_WHAT YOU HAVE TO DO:_
Gather each line of the records where "that" appears.

_RECORDS FOR PROCESSING:_
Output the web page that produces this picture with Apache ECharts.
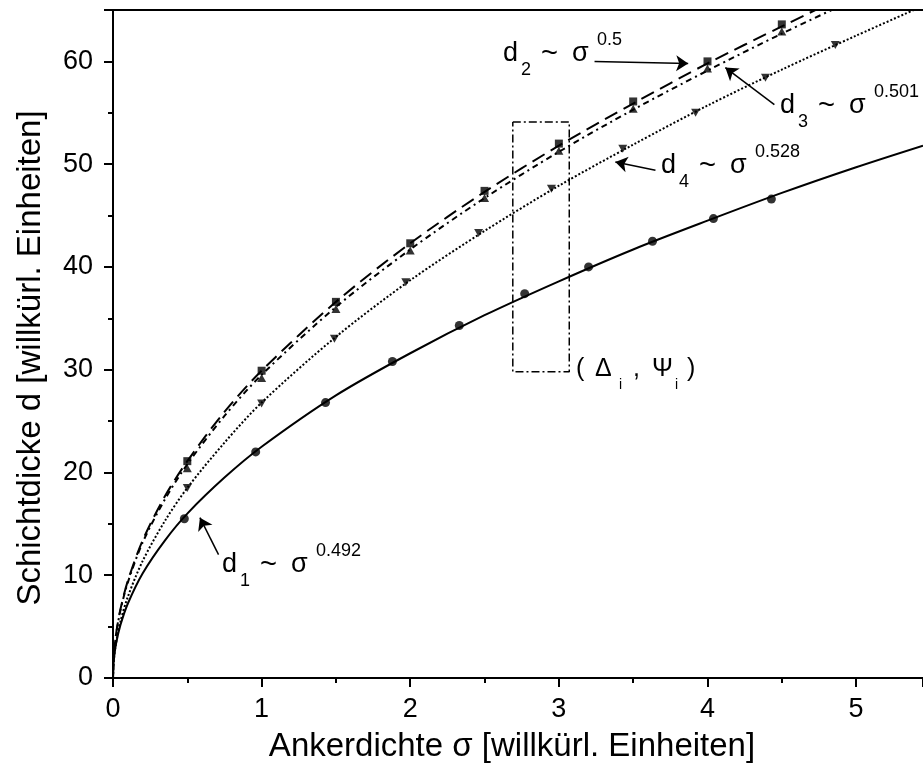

==

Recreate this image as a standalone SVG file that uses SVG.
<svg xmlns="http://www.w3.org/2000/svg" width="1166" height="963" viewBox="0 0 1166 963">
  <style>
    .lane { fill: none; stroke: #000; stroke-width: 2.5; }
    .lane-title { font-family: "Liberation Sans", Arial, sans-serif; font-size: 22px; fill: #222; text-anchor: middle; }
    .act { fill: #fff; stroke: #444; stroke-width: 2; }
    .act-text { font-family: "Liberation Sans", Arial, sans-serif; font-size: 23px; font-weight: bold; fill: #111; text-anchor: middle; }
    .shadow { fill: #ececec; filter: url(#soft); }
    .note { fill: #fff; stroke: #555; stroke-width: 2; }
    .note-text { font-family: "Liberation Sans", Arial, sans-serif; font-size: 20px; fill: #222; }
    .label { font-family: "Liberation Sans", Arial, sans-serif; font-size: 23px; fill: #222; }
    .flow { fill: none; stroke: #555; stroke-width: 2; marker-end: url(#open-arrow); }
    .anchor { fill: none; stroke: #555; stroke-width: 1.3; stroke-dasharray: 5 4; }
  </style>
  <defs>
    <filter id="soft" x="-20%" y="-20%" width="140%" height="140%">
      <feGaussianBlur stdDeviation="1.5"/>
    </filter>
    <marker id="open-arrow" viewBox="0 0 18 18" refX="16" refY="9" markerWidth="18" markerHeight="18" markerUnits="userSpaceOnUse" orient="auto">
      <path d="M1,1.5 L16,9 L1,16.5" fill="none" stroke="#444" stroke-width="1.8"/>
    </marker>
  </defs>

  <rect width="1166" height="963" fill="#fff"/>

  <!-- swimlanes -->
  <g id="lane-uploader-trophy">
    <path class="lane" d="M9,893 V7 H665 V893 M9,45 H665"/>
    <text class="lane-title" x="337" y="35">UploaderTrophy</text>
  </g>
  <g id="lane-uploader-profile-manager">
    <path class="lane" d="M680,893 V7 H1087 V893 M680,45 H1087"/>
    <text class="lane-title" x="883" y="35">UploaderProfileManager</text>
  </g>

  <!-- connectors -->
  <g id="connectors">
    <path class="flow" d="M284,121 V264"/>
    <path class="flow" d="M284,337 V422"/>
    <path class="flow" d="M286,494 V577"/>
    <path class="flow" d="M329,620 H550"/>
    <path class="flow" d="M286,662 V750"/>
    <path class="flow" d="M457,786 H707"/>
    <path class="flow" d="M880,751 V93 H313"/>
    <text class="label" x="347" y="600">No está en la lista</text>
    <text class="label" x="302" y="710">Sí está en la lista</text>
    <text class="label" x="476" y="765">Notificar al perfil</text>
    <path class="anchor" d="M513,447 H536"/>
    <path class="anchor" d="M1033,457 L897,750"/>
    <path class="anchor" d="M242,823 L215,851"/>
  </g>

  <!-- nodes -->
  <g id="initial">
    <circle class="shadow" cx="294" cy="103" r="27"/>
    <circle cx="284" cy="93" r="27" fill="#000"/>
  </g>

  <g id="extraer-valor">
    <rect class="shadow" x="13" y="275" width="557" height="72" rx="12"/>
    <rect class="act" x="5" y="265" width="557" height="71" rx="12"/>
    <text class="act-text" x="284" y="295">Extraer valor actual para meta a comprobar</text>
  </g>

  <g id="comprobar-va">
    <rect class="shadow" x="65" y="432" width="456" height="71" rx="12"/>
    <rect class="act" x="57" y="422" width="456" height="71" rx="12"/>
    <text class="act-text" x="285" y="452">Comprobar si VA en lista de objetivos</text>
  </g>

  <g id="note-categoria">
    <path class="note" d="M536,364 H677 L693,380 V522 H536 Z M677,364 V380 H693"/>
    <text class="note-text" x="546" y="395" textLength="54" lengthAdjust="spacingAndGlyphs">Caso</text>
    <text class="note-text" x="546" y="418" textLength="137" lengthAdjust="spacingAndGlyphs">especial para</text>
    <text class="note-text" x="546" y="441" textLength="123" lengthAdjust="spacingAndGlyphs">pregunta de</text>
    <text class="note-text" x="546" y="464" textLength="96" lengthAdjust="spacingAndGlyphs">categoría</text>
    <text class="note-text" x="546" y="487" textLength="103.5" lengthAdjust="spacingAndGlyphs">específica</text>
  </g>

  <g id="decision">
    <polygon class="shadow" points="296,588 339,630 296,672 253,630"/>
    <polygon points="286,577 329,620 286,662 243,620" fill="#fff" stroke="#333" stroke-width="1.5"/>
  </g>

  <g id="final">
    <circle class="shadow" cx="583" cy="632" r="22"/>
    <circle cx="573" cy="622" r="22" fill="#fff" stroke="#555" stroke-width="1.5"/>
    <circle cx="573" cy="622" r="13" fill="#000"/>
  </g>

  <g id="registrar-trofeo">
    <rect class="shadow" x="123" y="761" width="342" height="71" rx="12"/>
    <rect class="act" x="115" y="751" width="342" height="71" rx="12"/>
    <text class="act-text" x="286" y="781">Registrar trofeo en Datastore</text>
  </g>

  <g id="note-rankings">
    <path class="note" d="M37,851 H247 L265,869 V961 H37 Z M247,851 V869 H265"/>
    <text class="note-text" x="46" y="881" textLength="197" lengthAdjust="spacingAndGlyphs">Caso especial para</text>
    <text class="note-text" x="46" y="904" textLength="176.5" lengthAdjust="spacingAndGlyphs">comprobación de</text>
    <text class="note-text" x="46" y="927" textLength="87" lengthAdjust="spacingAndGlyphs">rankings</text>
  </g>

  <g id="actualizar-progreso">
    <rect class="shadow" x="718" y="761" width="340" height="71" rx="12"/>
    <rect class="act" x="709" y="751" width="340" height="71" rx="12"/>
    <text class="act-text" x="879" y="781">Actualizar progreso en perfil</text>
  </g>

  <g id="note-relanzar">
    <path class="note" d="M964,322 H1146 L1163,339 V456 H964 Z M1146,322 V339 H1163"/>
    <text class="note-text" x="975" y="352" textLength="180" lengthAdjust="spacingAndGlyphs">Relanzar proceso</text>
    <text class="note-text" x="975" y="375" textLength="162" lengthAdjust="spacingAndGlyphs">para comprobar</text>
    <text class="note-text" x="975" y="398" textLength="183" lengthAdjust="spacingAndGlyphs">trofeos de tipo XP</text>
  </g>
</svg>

* * *

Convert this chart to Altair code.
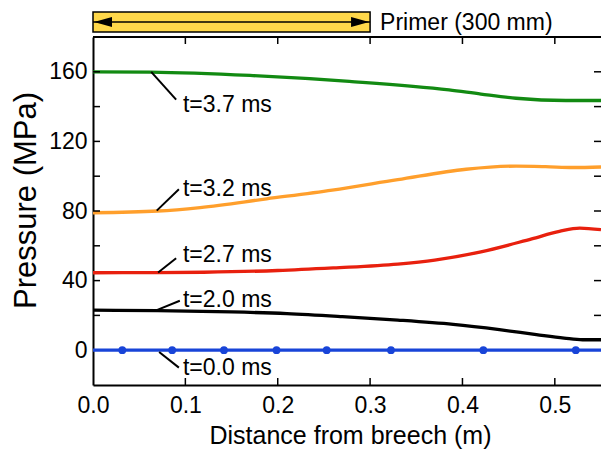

_TASK OUTPUT:_
Output the web page that produces this picture with Apache ECharts.
Recreate this image as a standalone SVG file that uses SVG.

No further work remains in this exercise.